START DATA EXTRACT
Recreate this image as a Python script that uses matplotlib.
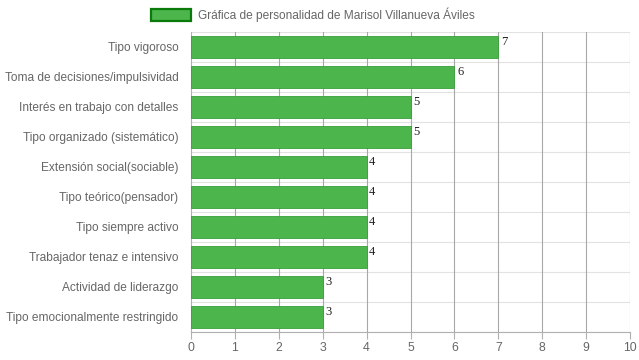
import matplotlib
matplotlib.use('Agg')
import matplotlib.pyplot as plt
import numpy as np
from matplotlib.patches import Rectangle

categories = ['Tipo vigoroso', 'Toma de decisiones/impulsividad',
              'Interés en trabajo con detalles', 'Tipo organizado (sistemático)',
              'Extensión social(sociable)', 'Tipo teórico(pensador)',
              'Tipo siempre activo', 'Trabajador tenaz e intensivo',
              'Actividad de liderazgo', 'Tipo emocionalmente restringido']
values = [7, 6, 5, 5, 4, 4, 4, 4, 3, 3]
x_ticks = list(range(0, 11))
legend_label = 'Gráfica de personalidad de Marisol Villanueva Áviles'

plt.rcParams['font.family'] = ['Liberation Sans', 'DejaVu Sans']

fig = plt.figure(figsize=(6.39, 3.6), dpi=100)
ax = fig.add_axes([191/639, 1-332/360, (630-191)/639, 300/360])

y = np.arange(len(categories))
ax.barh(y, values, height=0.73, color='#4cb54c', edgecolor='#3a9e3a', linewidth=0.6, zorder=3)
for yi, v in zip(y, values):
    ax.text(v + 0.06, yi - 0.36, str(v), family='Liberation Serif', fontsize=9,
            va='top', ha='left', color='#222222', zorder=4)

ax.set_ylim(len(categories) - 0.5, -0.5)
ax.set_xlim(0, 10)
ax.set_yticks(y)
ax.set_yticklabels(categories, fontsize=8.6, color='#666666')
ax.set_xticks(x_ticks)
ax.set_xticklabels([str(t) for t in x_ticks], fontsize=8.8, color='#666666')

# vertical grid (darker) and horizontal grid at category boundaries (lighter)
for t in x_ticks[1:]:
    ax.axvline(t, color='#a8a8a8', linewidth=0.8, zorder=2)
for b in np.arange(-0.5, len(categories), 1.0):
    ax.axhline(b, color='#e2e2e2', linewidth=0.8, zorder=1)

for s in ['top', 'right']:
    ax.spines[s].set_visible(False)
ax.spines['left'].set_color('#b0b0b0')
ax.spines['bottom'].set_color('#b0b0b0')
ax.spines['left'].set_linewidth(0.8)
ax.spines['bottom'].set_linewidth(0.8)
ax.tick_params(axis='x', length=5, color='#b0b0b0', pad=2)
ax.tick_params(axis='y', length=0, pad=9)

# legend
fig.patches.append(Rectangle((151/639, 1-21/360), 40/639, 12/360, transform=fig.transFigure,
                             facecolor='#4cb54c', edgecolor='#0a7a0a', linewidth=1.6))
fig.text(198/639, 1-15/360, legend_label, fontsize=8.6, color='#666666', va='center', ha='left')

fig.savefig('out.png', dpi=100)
END DATA EXTRACT
SHORT TASK
Write out again, exactly, the lines from the start of the listing up to the line containing "ax = fig.add_axes([191/639, 1-332/360, (630-191)/639, 300/360])", with both ends and without pictures.

RESULT FOR THIS EXERCISE
Recreate this image as a Python script that uses matplotlib.
import matplotlib
matplotlib.use('Agg')
import matplotlib.pyplot as plt
import numpy as np
from matplotlib.patches import Rectangle

categories = ['Tipo vigoroso', 'Toma de decisiones/impulsividad',
              'Interés en trabajo con detalles', 'Tipo organizado (sistemático)',
              'Extensión social(sociable)', 'Tipo teórico(pensador)',
              'Tipo siempre activo', 'Trabajador tenaz e intensivo',
              'Actividad de liderazgo', 'Tipo emocionalmente restringido']
values = [7, 6, 5, 5, 4, 4, 4, 4, 3, 3]
x_ticks = list(range(0, 11))
legend_label = 'Gráfica de personalidad de Marisol Villanueva Áviles'

plt.rcParams['font.family'] = ['Liberation Sans', 'DejaVu Sans']

fig = plt.figure(figsize=(6.39, 3.6), dpi=100)
ax = fig.add_axes([191/639, 1-332/360, (630-191)/639, 300/360])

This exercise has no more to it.